Tuesday, February 11, 2014
Is superintendent Vitti tone deaf about his merit pay plan?
Superintendent Vitti is out selling his plan to pay top performing teachers to stay at or go to our underperforming (re do poorly on standardized tests) schools. He calls the 20k being proposed a life style change. It’s not.
First the money is to be paid out over three years. Now 6,700 dollars a year is a nice chunk of change but it is hardly lifestyle changing. I know this because when many of our struggling schools had sig grants they were paying teachers an extra 5,000 dollars a year and unless I have missed something we are in the exact same spot.
We have tried other financial inducements too, like 3000 dollars one year and a free masters degree the next, which also did not work.
These types of scams are often referred to as merit pay and have been tried over and over again by districts and not one has worked, until miraculously the Department of Education funded the Transfer Incentives for High Performing Teachers study.

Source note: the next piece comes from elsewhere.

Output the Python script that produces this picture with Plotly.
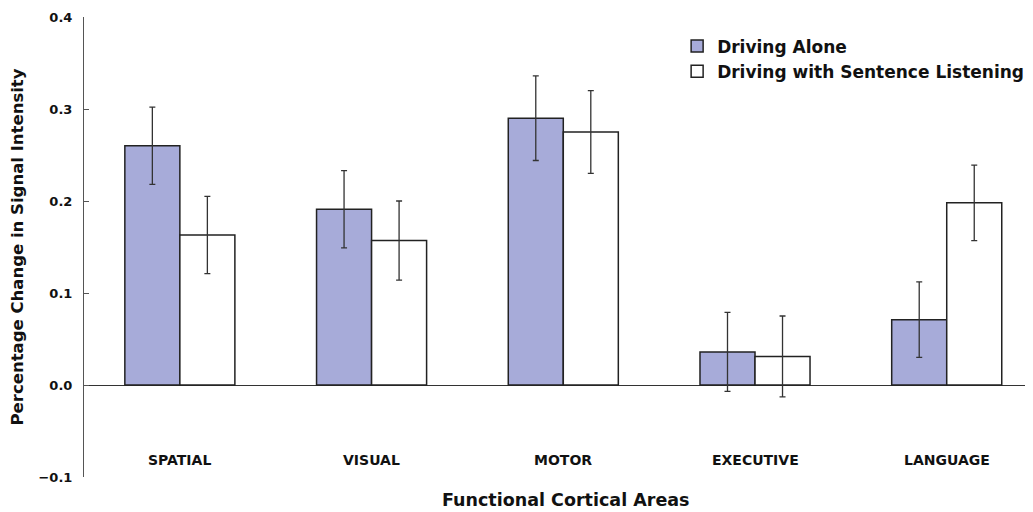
import plotly.graph_objects as go

categories = ["SPATIAL", "VISUAL", "MOTOR", "EXECUTIVE", "LANGUAGE"]
alone = [0.260, 0.191, 0.290, 0.036, 0.071]
alone_err = [0.042, 0.042, 0.046, 0.043, 0.041]
listening = [0.163, 0.157, 0.275, 0.031, 0.198]
listening_err = [0.042, 0.043, 0.045, 0.044, 0.041]
series_names = ["Driving Alone", "Driving with Sentence Listening"]
y_ticks = [-0.1, 0.0, 0.1, 0.2, 0.3, 0.4]

FONT = "DejaVu Sans, Liberation Sans, Arial, sans-serif"
DARK = "#222222"

fig = go.Figure()
fig.add_trace(go.Bar(
    x=categories, y=alone, name=series_names[0],
    marker=dict(color="#a7abd9", line=dict(color=DARK, width=1.5)),
    error_y=dict(type="data", array=alone_err, visible=True, color="#333333", thickness=1.3, width=3),
))
fig.add_trace(go.Bar(
    x=categories, y=listening, name=series_names[1],
    marker=dict(color="#ffffff", line=dict(color=DARK, width=1.5)),
    error_y=dict(type="data", array=listening_err, visible=True, color="#333333", thickness=1.3, width=3),
))

for c in categories:
    fig.add_annotation(x=c, y=-0.082, xref="x", yref="y", text=c, showarrow=False,
                       font=dict(family=FONT, size=14, color="#111", weight="bold"))

fig.add_annotation(x=0.508, y=-0.05, xref="paper", yref="paper", text="Functional Cortical Areas",
                   showarrow=False, yanchor="middle",
                   font=dict(family=FONT, size=17.5, color="#111", weight="bold"))

fig.update_layout(
    width=1025, height=504,
    margin=dict(l=76, r=0, t=9, b=35),
    paper_bgcolor="white", plot_bgcolor="white",
    barmode="group", bargap=0.426, bargroupgap=0.0,
    font=dict(family=FONT, color="#111"),
    legend=dict(x=0.625, y=0.975, xanchor="left", yanchor="top",
                font=dict(family=FONT, size=17, color="#111", weight="bold"),
                bgcolor="rgba(0,0,0,0)", tracegroupgap=0, itemwidth=30),
    showlegend=True,
)
fig.update_xaxes(range=[-0.5, 4.45], showticklabels=False, showline=False, showgrid=False, ticks="")
fig.update_yaxes(
    range=[-0.1, 0.4], tickvals=y_ticks, tickformat=".1f",
    ticks="inside", ticklen=5, tickcolor="#555", showline=True, linecolor="#555", linewidth=1,
    showgrid=False, zeroline=True, zerolinecolor="#333", zerolinewidth=1.2,
    tickfont=dict(family=FONT, size=13, color="#111", weight="bold"),
    ticklabelstandoff=8, automargin=False,
    title=dict(text="Percentage Change in Signal Intensity", standoff=11,
               font=dict(family=FONT, size=16.5, color="#111", weight="bold")),
)

fig.write_html("out.html")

It found that high performing teachers paid 20k over two years to transfer to our struggling schools made a huge difference. That’s the headline however when you look into the study huge problems were easy to find.
First teachers that transferred to middle schools made absolutely no difference. I was stunned too but the report said high performing teachers did as well as teachers hired through the normal applicant process in middle schools.
Next let’s compare high performing transfer teachers to teachers hired through the normal applicant process. The normal applicant process especially at our struggling schools consists for the most part of recent grads, novice teachers and people from other fields looking to start their careers because due to high turnover at those schools that’s where the jobs are. So the study in essence said more experienced teachers do better than novice teachers.
Then according to the study even at 20,000 dollars over two years only 22% of teachers asked to apply did so and of those only five percent actually went. Now here we are offering even less per year money.
Finally only 60% of the transfer teachers remained the next year once the money was turned off. The study doesn’t say it but I imagine that percentage will drop precipitously in subsequent years and in short order the struggling schools will be right back where they started.
What’s being sold as a game changer, a lifestyle change is in effect just more of the same tried and failed plans.
At the end of the day no amount of money is going to make a difference unless we put in adequate supports for students and teachers and that instead of recycling what has already failed is what we should be doing.